Good editing is cutting

If your personality is inclined to optimism, one of the most difficult aspects of the editorial skillset is learning to say no. There’s certainly an opportunity to liken this to the classic business strategy phrase, “The essence of strategy is choosing what not to do. Without trade-offs, there would be no need for choice and thus no need for strategy.”

It’s difficult to be honest with yourself and the work capacity you and your team have, when there are dozens of great ideas—all darlings you must inevitably say the long goodbye to (or at the least, a very long purgatory). There’s the turn of phrase, wit, or compelling story that is not absolutely essential to the piece that you must cut. 

Decide shares a grammatical family with pesticide, herbicide, and homicide—an observation that Oliver Burkeman makes in Four Thousand Weeks, noting its root word decidere means “to cut off.” Like prioritizing, you know you’re doing editing right when it hurts.

This cutting off isn’t just a Frankensteining of a work. Editing wouldn’t be valuable if all the good bits were cut. It’s in service of what the editor can envision or intuitively feel out. It feels like a fair amount of this is tacit, and very taste- and sense-based—with the understanding that taste can be trained and that good taste can be agreed upon.

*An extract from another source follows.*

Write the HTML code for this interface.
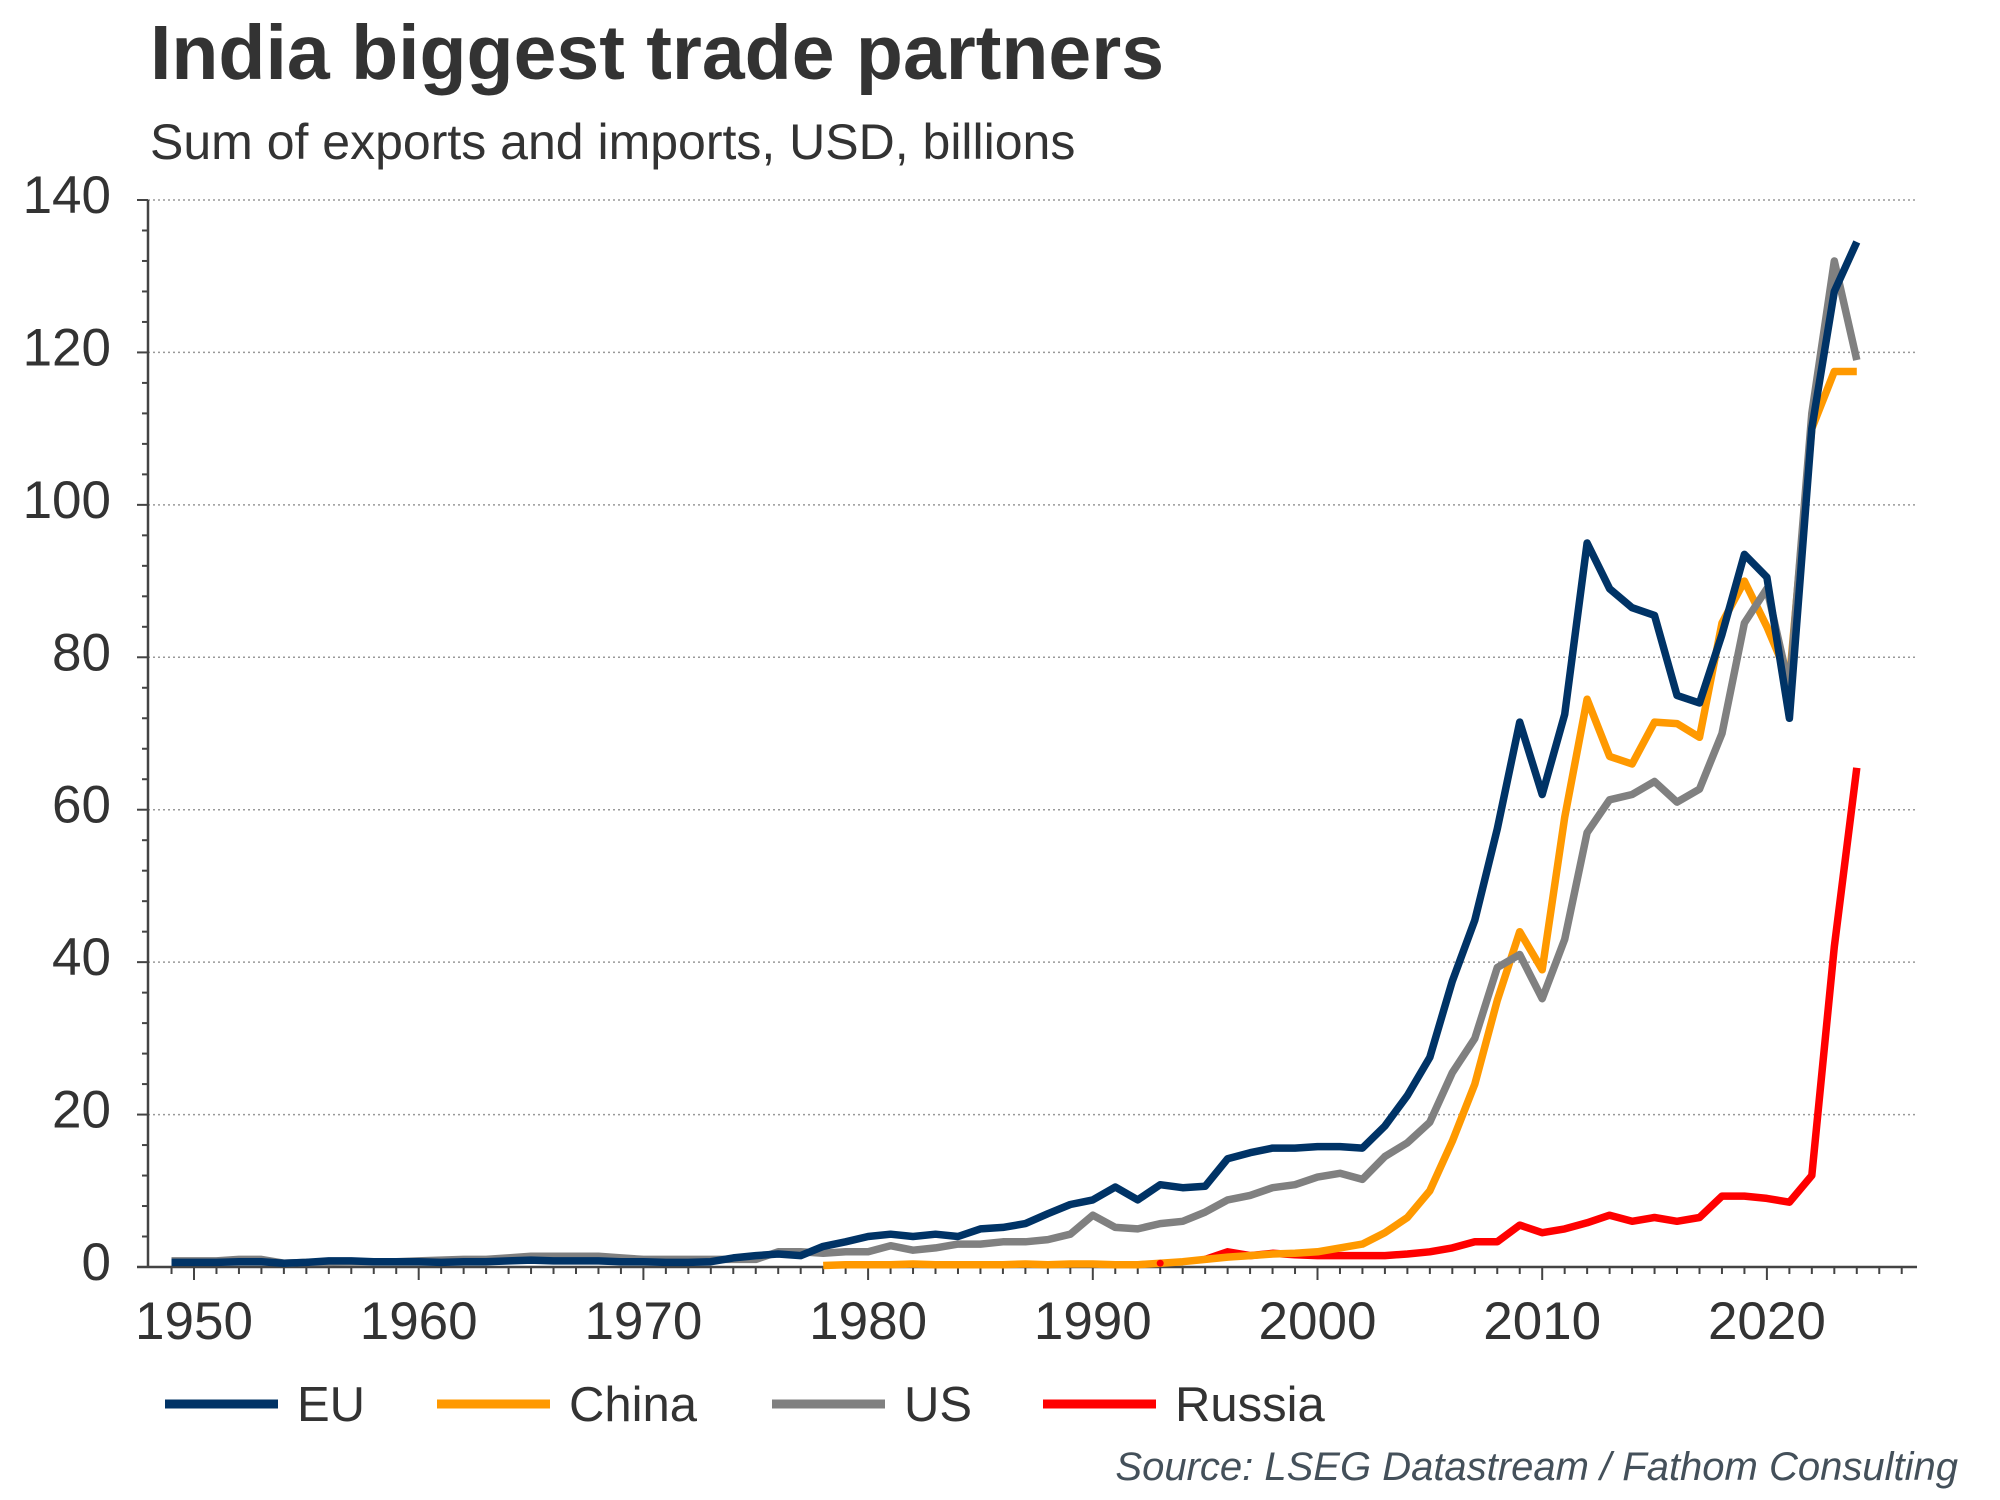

That’s editing at its finest; it’s the work the judge, architect, and carpenter excels at. It’s a lot of cutting. It’s making sure the best bits of a creative work is given the resources it needs to thrive; the tradeoff is everything inessential must go.

P.S., This is why a good editor can make for a great strategist. They’re trained to say no to the inessential, and they have mastered the art of writing to think.